ATLANTA – Federal Bureau of Investigation agencies throughout the country raided hundreds of homes in a national sting on child sex trafficking operations in mid-June.
In Georgia, 11 children were recovered and 71 people arrested on charges that include pimping, criminal attempt child molestation/enticement of a minor, prostitution and solicitation. In terms of children rescued, Atlanta is fourth in the list of cities raided. It ranks above Los Angeles (10 found). Only Denver (18), Cleveland (16) and Chicago (13) were higher.
Dave McCleary, with the Roswell Rotary’s efforts to stop human trafficking, said it should come as no surprise Atlanta was so high on the list.
“Atlanta has a large airport and there are lots of conventions and sports events here,” he said.
People come from all over the country and world for conventions and sporting events, often men, who are separated from their families.
“During larger sporting events, you tend to see activity increase quite a bit, men wanting to purchase children for sex,” McCleary said. “The airport is one piece of that.”

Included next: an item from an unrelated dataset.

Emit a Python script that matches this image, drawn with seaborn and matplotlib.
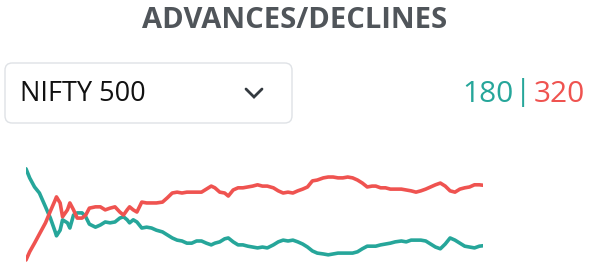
import matplotlib
matplotlib.use("Agg")
import matplotlib.pyplot as plt
from matplotlib.patches import FancyBboxPatch
from matplotlib.lines import Line2D
import seaborn as sns
import pandas as pd

# ---- data ----
title = "ADVANCES/DECLINES"
index_name = "NIFTY 500"
adv_total = 180
dec_total = 320

minutes = [0, 3, 7, 11, 16, 20, 24, 25, 28, 30, 34, 36, 39, 42, 46, 49, 52, 57, 61, 65,
           69, 73, 77, 80, 83, 85, 88, 91, 95, 99, 103, 107, 112, 116, 120, 124, 128, 132,
           136, 140, 144, 148, 152, 155, 159, 163, 166, 170, 174, 178, 182, 186, 190, 194,
           198, 203, 207, 211, 215, 219, 223, 227, 231, 235, 239, 244, 248, 252, 256, 260,
           264, 268, 272, 276, 280, 284, 287, 291, 295, 299, 303, 308, 312, 316, 320, 324,
           328, 332, 336, 340, 344, 348, 352, 356, 360, 364, 368, 372, 375]

advances = [358, 337, 316, 302, 270, 244, 212, 203, 216, 240, 233, 221, 251, 256, 256, 247,
            230, 223, 228, 235, 233, 235, 244, 247, 240, 233, 240, 235, 221, 223, 221, 216,
            212, 205, 198, 193, 191, 186, 186, 191, 191, 186, 182, 186, 189, 196, 198, 189,
            182, 182, 179, 177, 175, 177, 175, 182, 189, 193, 191, 193, 189, 184, 177, 168,
            163, 161, 159, 161, 163, 163, 163, 163, 166, 173, 179, 179, 179, 182, 184, 186,
            189, 191, 189, 193, 193, 193, 191, 184, 177, 173, 184, 198, 193, 186, 179, 177,
            175, 179, 180]

declines = [147, 166, 186, 207, 233, 260, 286, 293, 279, 247, 263, 279, 263, 244, 244, 251,
            267, 270, 270, 263, 267, 270, 258, 251, 263, 270, 263, 258, 281, 279, 279, 279,
            281, 291, 302, 304, 302, 304, 304, 304, 304, 311, 318, 314, 304, 302, 295, 309,
            314, 314, 316, 318, 321, 318, 318, 314, 307, 302, 304, 302, 307, 311, 316, 330,
            332, 337, 339, 339, 337, 337, 339, 337, 332, 325, 316, 318, 318, 314, 314, 311,
            311, 311, 309, 307, 304, 307, 311, 316, 321, 325, 318, 307, 304, 311, 314, 316,
            321, 321, 320]

TEAL = "#26a69a"
RED = "#ef5350"

df = pd.DataFrame({
    "minute": minutes * 2,
    "count": advances + declines,
    "side": ["Advances"] * len(minutes) + ["Declines"] * len(minutes),
})

sns.set_theme(style="white")
plt.rcParams["font.family"] = ["Open Sans", "DejaVu Sans"]

W, H = 602, 276
fig = plt.figure(figsize=(W / 100, H / 100), dpi=100)
fig.patch.set_facecolor("white")

def fx(px):
    return px / W

def fy(py):
    return 1 - py / H

# title
fig.text(fx(295), fy(21), title, ha="center", va="center", fontsize=21,
         fontweight="bold", color="#50555a")

# dropdown box
box = FancyBboxPatch((fx(5), fy(123)), fx(287), 60 / H,
                     boxstyle="round,pad=0,rounding_size=0.012",
                     transform=fig.transFigure, facecolor="white",
                     edgecolor="#dfe2e6", linewidth=1.0, mutation_aspect=W / H)
fig.patches.append(box)
fig.text(fx(20), fy(94), index_name, ha="left", va="center", fontsize=19.5,
         color="#111111")
# chevron
fig.add_artist(Line2D([fx(246), fx(254), fx(262)], [fy(89), fy(97), fy(89)],
                      transform=fig.transFigure, color="#343a40", linewidth=2.0,
                      solid_capstyle="round", solid_joinstyle="miter"))

# advances | declines counts
NUM_FS = 21.5
fig.text(fx(585), fy(94), str(dec_total), ha="right", va="center",
         fontsize=NUM_FS, color=RED)
fig.text(fx(523.5), fy(93), "|", ha="center", va="center",
         fontsize=NUM_FS, color=TEAL)
fig.text(fx(514), fy(94), str(adv_total), ha="right", va="center",
         fontsize=NUM_FS, color=TEAL)

# chart
ax = fig.add_axes([fx(26), fy(270), fx(483) - fx(26), 120 / H])
sns.lineplot(data=df, x="minute", y="count", hue="side",
             palette={"Advances": TEAL, "Declines": RED},
             linewidth=2.6, ax=ax, legend=False)
ax.set_xlim(0, 375)
ax.set_ylim(123.9, 401.5)
ax.axis("off")

fig.savefig("out.png", dpi=100, facecolor="white")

He said the higher numbers for Atlanta does not just mean the city is a hub for activity; it also means the city and the state are working harder to find and stop traffickers.
“Georgia is doing a lot to combat this,” McCleary said.
With efforts from groups like Rotary and the Governor’s Task Force on Human Trafficking and the Georgia Bureau of Investigation, more communication and interaction is taking place among those working to stop trafficking.
“We are also working to get all cities in Georgia to be trained in looking out for sex and human trafficking,” McCleary said.
Should that happen, Georgia would be the first state to take this step.
A recent study by the Shapiro Group found that 42 percent of Atlanta’s sex trafficking – including children – takes place north of the Perimeter. Residents in this area are typically wealthier than others, and traffickers follow the money.
“Operation Cross Country” is an annual operation that is part of the Innocence Lost National Initiative established in 2003 by the FBI’s Criminal Investigative Division, in partnership with the Department of Justice and the National Center for Missing and Exploited Children, to address the growing problem of child prostitution.
To date, the FBI and its task force partners have recovered more than 3,400 children from being exploited. The investigations and subsequent 1,450 convictions have resulted in lengthy sentences, including 14 life terms.